\alpha-Decay in Ultra-Intense Laser Fields

TL;DR

This study explores how ultra-intense laser fields influence alpha decay in nuclei, revealing that specific laser pulse sequences can enhance tunneling probabilities, with detailed numerical analysis for the nucleus $^{106}$Te.

Contribution

It introduces a numerical method to analyze alpha decay under ultra-intense laser fields, highlighting the impact of pulse shape and sequence on decay probabilities.

Findings

Odd half-cycle pulses enhance tunneling probability.

Laser intensity and frequency affect decay rates.
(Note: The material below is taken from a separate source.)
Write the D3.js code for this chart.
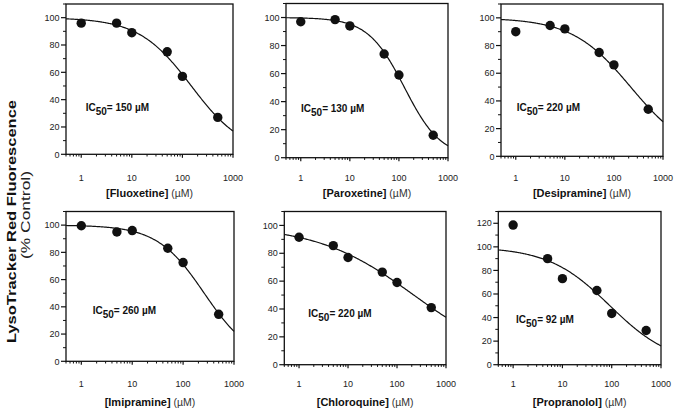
<!DOCTYPE html>
<html>
<head>
<meta charset="utf-8">
<script src="https://cdn.jsdelivr.net/npm/d3@7"></script>
<style>
  html, body { margin: 0; padding: 0; background: #fff; }
  svg { display: block; font-family: "Liberation Sans", Arial, sans-serif; }
</style>
</head>
<body>
<svg id="chart" width="674" height="408"></svg>
<script>
// ---------------- DATA ----------------
const drugs = ["Fluoxetine", "Paroxetine", "Desipramine", "Imipramine", "Chloroquine", "Propranolol"];
const concentrations = [1, 5, 10, 50, 100, 500]; // µM
const fluoxetine  = [96, 96, 89, 75, 57, 27];
const paroxetine  = [97, 98.5, 94, 74, 59, 16];
const desipramine = [90, 94.5, 92, 75, 66, 34];
const imipramine  = [99.5, 95, 96, 83, 72.5, 34.5];
const chloroquine = [91.5, 85.5, 77, 66.5, 59, 41];
const propranolol = [118.5, 90, 73, 63, 43.5, 29];
const seriesValues = [fluoxetine, paroxetine, desipramine, imipramine, chloroquine, propranolol];
// fitted dose-response parameters
const ic50Values = [150, 130, 220, 260, 220, 92];
const hillSlopes = [0.835, 1.165, 0.726, 0.94, 0.438, 0.695];
const topValue = 100;
// axes
const xDomain = [0.5, 1000];
const xTickLabels = [1, 10, 100, 1000];
const yMaxValues = [110, 110, 110, 110, 110, 130];
const yTickStep = 20;
const yLabel = "LysoTracker Red Fluorescence";
const yLabel2 = "(% Control)";
const unitLabel = "(\u00B5M)";

// ---------------- LAYOUT ----------------
const panels = [
  {x0: 66,    x1: 233, y0: 4,     y1: 154.3, lx: 85.7,  ly: 111, tickY: 180.5, titleY: 197},
  {x0: 286,   x1: 448, y0: 3.5,   y1: 157.7, lx: 301,   ly: 112, tickY: 180.5, titleY: 197},
  {x0: 501,   x1: 663, y0: 4,     y1: 156.3, lx: 516.7, ly: 111, tickY: 180.5, titleY: 197},
  {x0: 66,    x1: 234, y0: 211.5, y1: 361.3, lx: 92.7,  ly: 314, tickY: 386.5, titleY: 405.5},
  {x0: 284.3, x1: 446, y0: 211.5, y1: 364.7, lx: 308.3, ly: 317, tickY: 386.5, titleY: 405.5},
  {x0: 498.3, x1: 661, y0: 211.5, y1: 364.7, lx: 516,   ly: 323, tickY: 386.5, titleY: 405.5}
];

const svg = d3.select("#chart");

// minor log ticks
const minorX = [];
for (let dec = 0.1; dec <= 100; dec *= 10) {
  for (let m = 1; m <= 9; m++) {
    const v = +(m * dec).toPrecision(3);
    if (v >= xDomain[0] && v <= xDomain[1] && !xTickLabels.includes(v)) minorX.push(v);
  }
}

panels.forEach((p, i) => {
  const g = svg.append("g");
  const x = d3.scaleLog().domain(xDomain).range([p.x0, p.x1]);
  const y = d3.scaleLinear().domain([0, yMaxValues[i]]).range([p.y1, p.y0]);

  // frame
  g.append("rect")
    .attr("x", p.x0).attr("y", p.y0)
    .attr("width", p.x1 - p.x0).attr("height", p.y1 - p.y0)
    .attr("fill", "none").attr("stroke", "#111").attr("stroke-width", 1.3);

  // x axis minor & major ticks
  g.selectAll(".xminor").data(minorX).enter().append("line")
    .attr("x1", d => x(d)).attr("x2", d => x(d))
    .attr("y1", p.y1).attr("y2", p.y1 + 2.2)
    .attr("stroke", "#111").attr("stroke-width", 1);
  g.selectAll(".xmajor").data(xTickLabels).enter().append("line")
    .attr("x1", d => x(d)).attr("x2", d => x(d))
    .attr("y1", p.y1).attr("y2", p.y1 + 3.5)
    .attr("stroke", "#111").attr("stroke-width", 1.2);
  g.selectAll(".xlab").data(xTickLabels).enter().append("text")
    .attr("x", d => x(d)).attr("y", p.tickY)
    .attr("text-anchor", "middle").attr("font-size", 9).attr("fill", "#222")
    .text(d => d);

  // y axis ticks
  const yMajor = d3.range(0, yMaxValues[i] + 0.1, yTickStep);
  const yMinor = d3.range(yTickStep / 2, yMaxValues[i] + 0.1, yTickStep);
  g.selectAll(".ymajor").data(yMajor).enter().append("line")
    .attr("x1", p.x0 - 5).attr("x2", p.x0)
    .attr("y1", d => y(d)).attr("y2", d => y(d))
    .attr("stroke", "#111").attr("stroke-width", 1.2);
  g.selectAll(".yminor").data(yMinor).enter().append("line")
    .attr("x1", p.x0 - 3).attr("x2", p.x0)
    .attr("y1", d => y(d)).attr("y2", d => y(d))
    .attr("stroke", "#111").attr("stroke-width", 1);
  g.selectAll(".ylab").data(yMajor).enter().append("text")
    .attr("x", p.x0 - 6.5).attr("y", d => y(d) + 3.2)
    .attr("text-anchor", "end").attr("font-size", 9).attr("fill", "#222")
    .text(d => d);

  // fitted curve
  const curvePts = d3.range(0, 201).map(k => {
    const lx = Math.log10(xDomain[0]) + k / 200 * (Math.log10(xDomain[1]) - Math.log10(xDomain[0]));
    const c = Math.pow(10, lx);
    return [c, topValue / (1 + Math.pow(c / ic50Values[i], hillSlopes[i]))];
  });
  g.append("path")
    .datum(curvePts)
    .attr("d", d3.line().x(d => x(d[0])).y(d => y(d[1])))
    .attr("fill", "none").attr("stroke", "#111").attr("stroke-width", 1.2);

  // points
  g.selectAll(".pt").data(concentrations.map((c, k) => [c, seriesValues[i][k]])).enter()
    .append("circle")
    .attr("cx", d => x(d[0])).attr("cy", d => y(d[1]))
    .attr("r", 4.7).attr("fill", "#111");

  // IC50 label
  const t = g.append("text").attr("x", p.lx).attr("y", p.ly)
    .attr("font-size", 10).attr("font-weight", "bold").attr("fill", "#111");
  t.append("tspan").text("IC");
  t.append("tspan").attr("dy", 4).attr("font-size", 10).text("50");
  t.append("tspan").attr("dy", -4).text("= " + ic50Values[i] + " \u00B5M");

  // x axis title
  const tt = g.append("text").attr("x", (p.x0 + p.x1) / 2).attr("y", p.titleY)
    .attr("text-anchor", "middle").attr("font-size", 11).attr("fill", "#111");
  tt.append("tspan").attr("font-weight", "bold").text("[" + drugs[i] + "]");
  tt.append("tspan").attr("font-size", 10.5).attr("fill", "#333").text(" " + unitLabel);
});

// y axis label (shared)
svg.append("text")
  .attr("transform", "translate(16,221.5) rotate(-90)")
  .attr("text-anchor", "middle").attr("font-size", 12.5).attr("font-weight", "bold").attr("fill", "#111")
  .attr("textLength", 243).attr("lengthAdjust", "spacingAndGlyphs")
  .text(yLabel);
svg.append("text")
  .attr("transform", "translate(30,215) rotate(-90)")
  .attr("text-anchor", "middle").attr("font-size", 12).attr("fill", "#222")
  .attr("textLength", 88).attr("lengthAdjust", "spacingAndGlyphs")
  .text(yLabel2);
</script>
</body>
</html>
Pulse sequences can control alpha decay processes.

Abstract

We investigate the \alpha-decay of a spherical nucleus under the influence of an ultra-intense laser field for the case when the radius vector joining the center-of-masses of the \alpha-particle and the daughter is aligned with the direction of the external field. The time-independent part of the \alpha-daughter interaction is taken from elastic scattering compilations whereas the time-varying part describes the interaction between the decaying system with the laser field. The time-dependent Schr\"odinger equation is solved numerically by appealing to a modified scheme of the Crank-Nicolson type where an additional first-order time derivative appears compared to the field-free case. The tunneling probability of the \alpha-cluster, and derived quantities (decay rate, total flux) is determined for various laser intensities and frequencies for either continous waves or few-cycle pulses of envelope function F(t)=1. We show that in the latter case pulse sequences containing an odd number of half-cycles determine an enhancement of the tunneling probability compared to the field-free case and the continuous wave case. The present study is carried out taking as example the alpha decaying nucleus $^{106}$Te.